── DATASET CONTENT ──

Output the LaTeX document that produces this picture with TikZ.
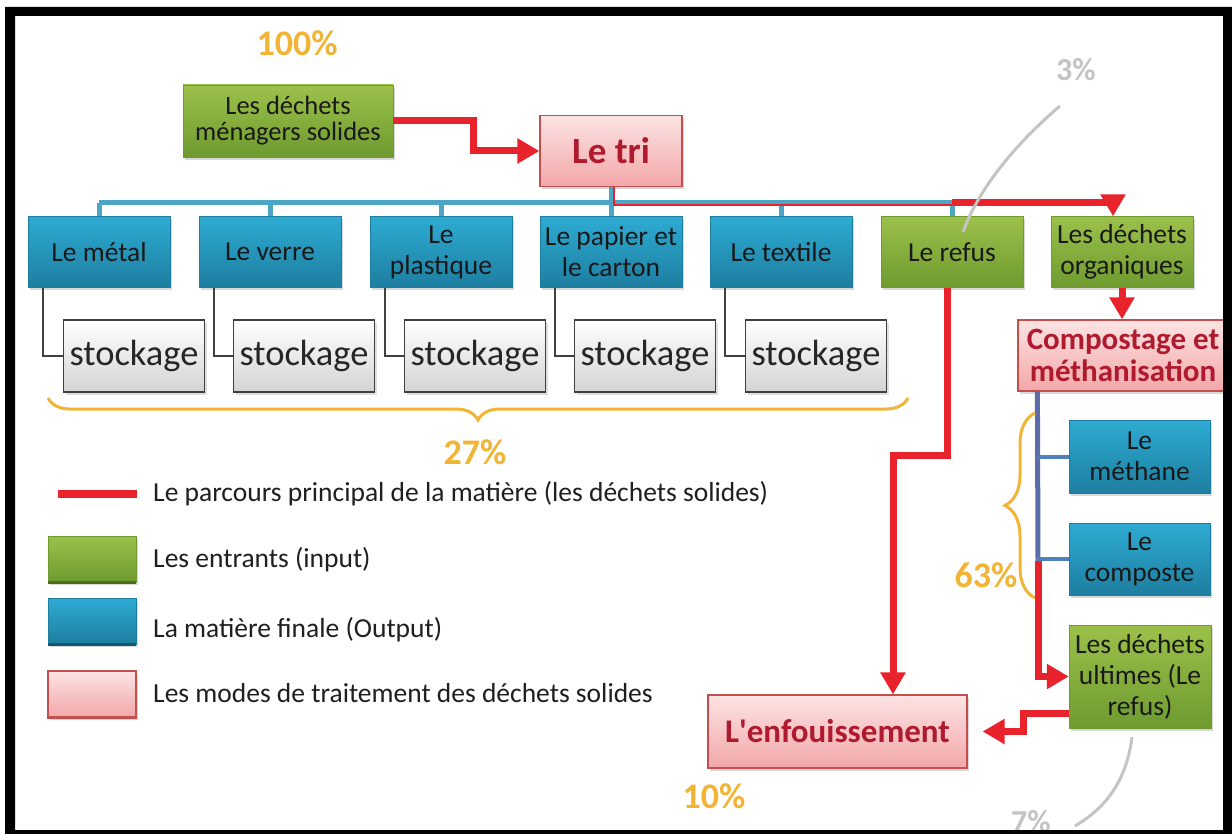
\documentclass[tikz,border=0pt]{standalone}
\usepackage{fontspec}
\setmainfont{Carlito}
\usetikzlibrary{arrows.meta}
\usetikzlibrary{positioning}
\usetikzlibrary{decorations.pathreplacing}
\usetikzlibrary{shadows}
\definecolor{ingreen}{HTML}{9CC14B}
\definecolor{ingreendk}{HTML}{6E9A2F}
\definecolor{outblue}{HTML}{2EABD3}
\definecolor{outbluedk}{HTML}{1D7EA0}
\definecolor{modepink}{HTML}{FCE3E3}
\definecolor{modepinkdk}{HTML}{F3A7A9}
\definecolor{modeedge}{HTML}{C0504D}
\definecolor{modetext}{HTML}{B01A2E}
\definecolor{pathred}{HTML}{E8232B}
\definecolor{linkblue}{HTML}{4BA6C6}
\definecolor{trunkblue}{HTML}{5B6CA8}
\definecolor{stubblue}{HTML}{4F7FBD}
\definecolor{pctgold}{HTML}{F1B434}
\definecolor{pctgray}{HTML}{C4C4C4}
\tikzset{box/.style = {minimum width=142, minimum height=71, align=center, inner sep=0,
    font=\fontsize{27.5}{31}\selectfont, text=black!90,
    drop shadow={shadow xshift=2pt, shadow yshift=-3pt, opacity=0.3}}}
\tikzset{inbox/.style = {box, top color=ingreen, bottom color=ingreendk, draw=ingreendk}}
\tikzset{outbox/.style = {box, top color=outblue, bottom color=outbluedk, draw=outbluedk}}
\tikzset{modebox/.style = {box, top color=modepink, bottom color=modepinkdk, draw=modeedge,
    line width=1.2, text=modetext}}
\tikzset{stockbox/.style = {minimum width=141, minimum height=72, inner sep=0,
    top color=white, bottom color=black!17, draw=black!75, line width=1.5,
    font=\fontsize{36.5}{40}\selectfont, text=black!85,
    drop shadow={shadow xshift=2pt, shadow yshift=-3pt, opacity=0.25}}}
\tikzset{pct/.style = {text=pctgold, font=\bfseries\fontsize{36}{40}\selectfont}}
\tikzset{pctg/.style = {text=pctgray, font=\bfseries\fontsize{32}{36}\selectfont}}
\tikzset{redpath/.style = {draw=pathred, line width=7, -{Triangle[length=22pt, width=24pt]}}}
\tikzset{bluelink/.style = {draw=linkblue, line width=5}}
\tikzset{stocklink/.style = {draw=black!75, line width=1.6}}
\tikzset{bracey/.style = {draw=pctgold, line width=3, decorate, decoration={brace, amplitude=#1}}}
\tikzset{graycurve/.style = {draw=pctgray, line width=3}}
\tikzset{legtext/.style = {anchor=west, inner sep=0, font=\fontsize{27.5}{30}\selectfont, text=black!88}}
\tikzset{legedge/.style = {line width=3}}

\begin{document}
\begin{tikzpicture}[x=1pt, y=-1pt]
\useasboundingbox (0,0) rectangle (1232,834);
\fill [white] (0,0) rectangle (1232,834);

% top of the tree
\node [pct] (p100) at (297,43) {100\%};
\node [inbox, minimum width=210, minimum height=72, font=\fontsize{26.5}{26}\selectfont] (menagers) at (288,121) {Les déchets\\ménagers solides};
\node [modebox, font=\bfseries\fontsize{37}{40}\selectfont] (tri) at (611,151) {Le tri};

% the sorted streams
\node [outbox] (metal) at (99,252) {Le métal};
\node [outbox] (verre) at (270,252) {Le verre};
\node [outbox] (plastique) at (441,252) {Le\\plastique};
\node [outbox] (papier) at (611,252) {Le papier et\\le carton};
\node [outbox] (textile) at (781,252) {Le textile};
\node [inbox] (refus) at (952,252) {Le refus};
\node [inbox] (organiques) at (1122,252) {Les déchets\\organiques};

\coordinate (bus) at (0,203);
\draw [bluelink] (tri.south) -- (tri.south |- bus);
\draw [bluelink] (metal.north |- bus) -- (refus.north |- bus);
\foreach \n in {metal, verre, plastique, papier, textile, refus}
  \draw [bluelink] (\n.north |- bus) -- (\n.north);

% stockage row
\foreach \s/\b [count=\i] in {134/metal, 304/verre, 475/plastique, 645/papier, 816/textile} {
  \node [stockbox] (stock\i) at (\s,356) {stockage};
  \draw [stocklink] ([xshift=15]\b.south west) |- (stock\i.west);
}
\coordinate (bra) at (908,398);
\coordinate (brb) at (48,398);
\draw [bracey=22] (bra) -- (brb);
\node [pct] (p27) at (475,452) {27\%};

% right column
\node [modebox, minimum width=210, font=\bfseries\fontsize{31}{32}\selectfont] (compost) at (1123,355.5) {Compostage et\\méthanisation};
\node [outbox, minimum width=141, minimum height=73] (methane) at (1139.5,456.5) {Le\\méthane};
\node [outbox, minimum width=141, minimum height=72] (composte) at (1139.5,559) {Le\\composte};
\node [inbox, minimum height=103] (ultimes) at (1140,676.5) {Les déchets\\ultimes (Le\\refus)};
\node [modebox, minimum width=259, minimum height=73, font=\bfseries\fontsize{33}{36}\selectfont] (enfouis) at (837.5,731.5) {L\textquotesingle enfouissement};

\coordinate (trunk) at ([xshift=20]compost.south west);
\coordinate (trunkend) at (1038,561);
\draw [draw=trunkblue, line width=5] (trunk) -- (trunkend);
\draw [draw=stubblue, line width=4] (trunk |- methane.west) -- (methane.west);
\draw [draw=stubblue, line width=4] (trunk |- composte.west) -- (composte.west);
\draw [bracey=30] (1035,598) -- (1035,413);
\node [pct] (p63) at (986,575) {63\%};

% main path of the matter
\coordinate (bendA) at (473,121);
\draw [redpath] (menagers.east) -- (bendA) |- (tri.west);
\draw [draw=pathred, line width=1.5] ([xshift=3]tri.south) |- ([yshift=-2]refus.north |- bus);
\draw [redpath] (refus.north |- bus) -| ([xshift=-9]organiques.north);
\draw [redpath] (organiques.south) -- (organiques.south |- compost.north);
\coordinate (bendB) at (947,455);
\coordinate (bendC) at (893,455);
\draw [redpath] ([xshift=-5]refus.south) -- (bendB) -- (bendC) -- (bendC |- enfouis.north);
\draw [redpath] (trunkend) |- (ultimes.west);
\coordinate (bendD) at (1023,713);
\draw [redpath] (ultimes.west |- bendD) -- (bendD) |- ([xshift=15]enfouis.east);
\node [pct] (p10) at (714,796) {10\%};

% grey shares
\node [pctg] (p3) at (1076,70) {3\%};
\coordinate (c3a) at (1060,106);
\coordinate (c3b) at (963,232);
\draw [graycurve] (c3a) .. controls (1020,140) and (980,185) .. (c3b);
\node [pctg] (p7) at (1031,822) {7\%};
\coordinate (c7a) at (1132,737);
\coordinate (c7b) at (1075,826);
\draw [graycurve] (c7a) .. controls (1126,785) and (1102,810) .. (c7b);

% legend
\coordinate (lega) at (58,494);
\coordinate (legb) at (137,494);
\draw [draw=pathred, line width=8] (lega) -- (legb);
\node [legtext] (leg1) at (153,494) {Le parcours principal de la matière (les déchets solides)};
\node [inbox, minimum width=88, minimum height=46] (legin) at (92,559) {};
\draw [legedge, draw=ingreendk!70!black] (legin.south west) -- (legin.south east);
\node [legtext] (leg2) at (153,560) {Les entrants (input)};
\node [outbox, minimum width=88, minimum height=46] (legout) at (92,621) {};
\draw [legedge, draw=outbluedk!70!black] (legout.south west) -- (legout.south east);
\node [legtext] (leg3) at (153,630) {La matière finale (Output)};
\node [modebox, minimum width=88, minimum height=46] (legmode) at (92,694) {};
\draw [legedge, draw=modeedge] (legmode.south west) -- (legmode.south east);
\node [legtext] (leg4) at (153,693) {Les modes de traitement des déchets solides};

% frame
\fill [black, even odd rule] (5,7) rectangle (1232,834) (15,16) rectangle (1223,830);
\end{tikzpicture}
\end{document}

───

§ PROBLEM REQUIREMENTS
Scan the lines for the string "Output". Pick out every line that has it.

§ WRITTEN SOLUTION
Output the LaTeX document that produces this picture with TikZ.
\node [legtext] (leg3) at (153,630) {La matière finale (Output)};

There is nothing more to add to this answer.